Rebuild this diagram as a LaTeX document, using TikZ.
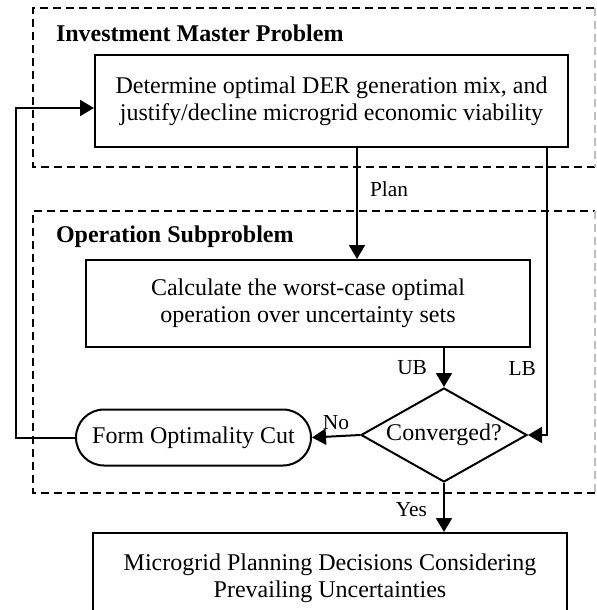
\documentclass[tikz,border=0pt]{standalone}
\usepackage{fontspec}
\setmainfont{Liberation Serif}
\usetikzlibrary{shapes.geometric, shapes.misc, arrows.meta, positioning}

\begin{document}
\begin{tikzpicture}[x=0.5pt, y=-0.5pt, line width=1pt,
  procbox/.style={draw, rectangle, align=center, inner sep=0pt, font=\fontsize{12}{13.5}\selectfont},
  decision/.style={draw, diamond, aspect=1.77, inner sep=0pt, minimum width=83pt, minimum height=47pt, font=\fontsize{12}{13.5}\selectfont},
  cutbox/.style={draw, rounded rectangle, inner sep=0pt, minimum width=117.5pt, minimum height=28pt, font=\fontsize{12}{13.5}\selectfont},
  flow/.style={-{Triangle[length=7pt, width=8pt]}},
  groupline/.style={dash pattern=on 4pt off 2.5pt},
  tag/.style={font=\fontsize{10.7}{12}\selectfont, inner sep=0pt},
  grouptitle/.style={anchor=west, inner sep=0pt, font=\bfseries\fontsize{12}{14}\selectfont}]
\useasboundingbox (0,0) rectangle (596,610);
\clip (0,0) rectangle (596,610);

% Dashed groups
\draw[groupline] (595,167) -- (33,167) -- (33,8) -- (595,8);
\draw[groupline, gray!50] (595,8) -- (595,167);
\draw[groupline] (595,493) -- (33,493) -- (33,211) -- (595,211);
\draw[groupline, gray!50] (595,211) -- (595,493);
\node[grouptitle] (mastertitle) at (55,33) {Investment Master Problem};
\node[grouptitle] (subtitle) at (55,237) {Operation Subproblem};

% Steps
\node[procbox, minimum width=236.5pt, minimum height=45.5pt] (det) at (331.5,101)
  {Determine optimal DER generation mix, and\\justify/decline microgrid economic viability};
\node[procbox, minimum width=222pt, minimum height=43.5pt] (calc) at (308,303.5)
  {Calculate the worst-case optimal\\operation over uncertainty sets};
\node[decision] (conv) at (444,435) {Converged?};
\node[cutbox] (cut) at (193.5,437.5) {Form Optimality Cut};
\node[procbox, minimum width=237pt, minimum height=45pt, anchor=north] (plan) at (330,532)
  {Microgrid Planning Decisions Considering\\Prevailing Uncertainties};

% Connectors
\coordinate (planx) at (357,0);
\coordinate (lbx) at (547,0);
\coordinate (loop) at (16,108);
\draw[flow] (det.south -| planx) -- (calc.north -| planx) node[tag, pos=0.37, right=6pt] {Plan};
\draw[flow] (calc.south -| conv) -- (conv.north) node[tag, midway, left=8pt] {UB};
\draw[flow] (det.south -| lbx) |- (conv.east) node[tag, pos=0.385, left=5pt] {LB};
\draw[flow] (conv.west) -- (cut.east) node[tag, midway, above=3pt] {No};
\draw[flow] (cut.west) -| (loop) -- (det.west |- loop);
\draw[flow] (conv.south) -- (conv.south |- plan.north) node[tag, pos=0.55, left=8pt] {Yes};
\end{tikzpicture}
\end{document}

■ ■ ■

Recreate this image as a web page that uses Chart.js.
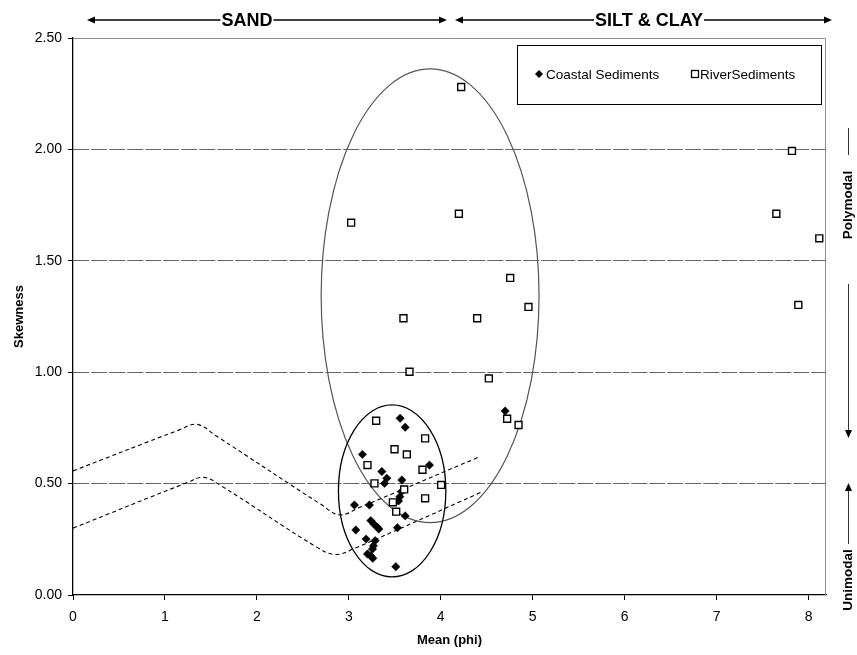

■ ■ ■

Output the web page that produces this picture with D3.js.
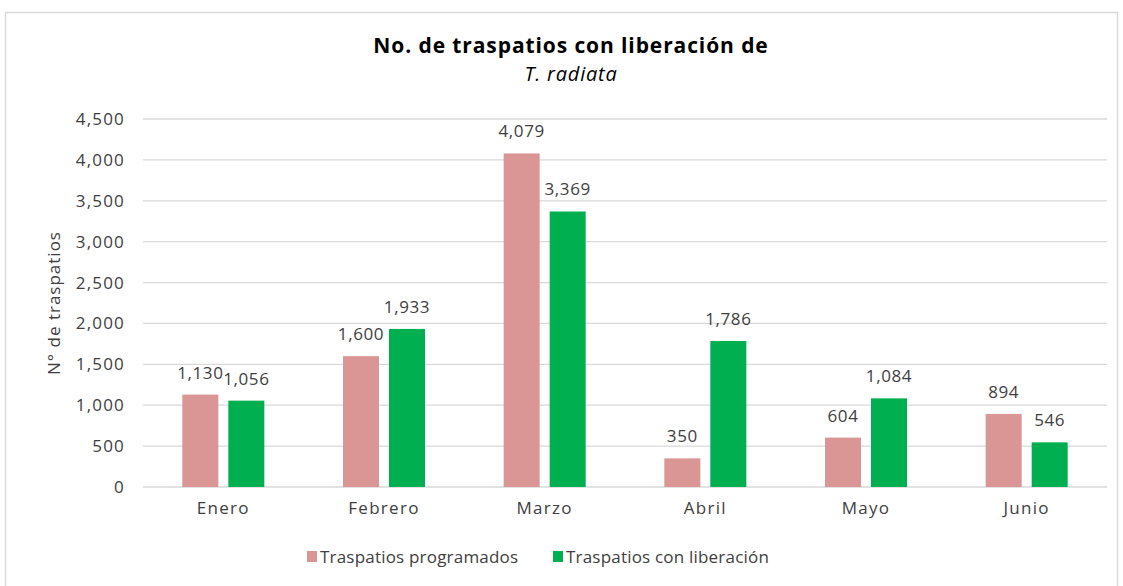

■ ■ ■

## YOUR INSTRUCTIONS
State how many lines include the string "this". Give no other information.

## EXERCISE RESPONSE
3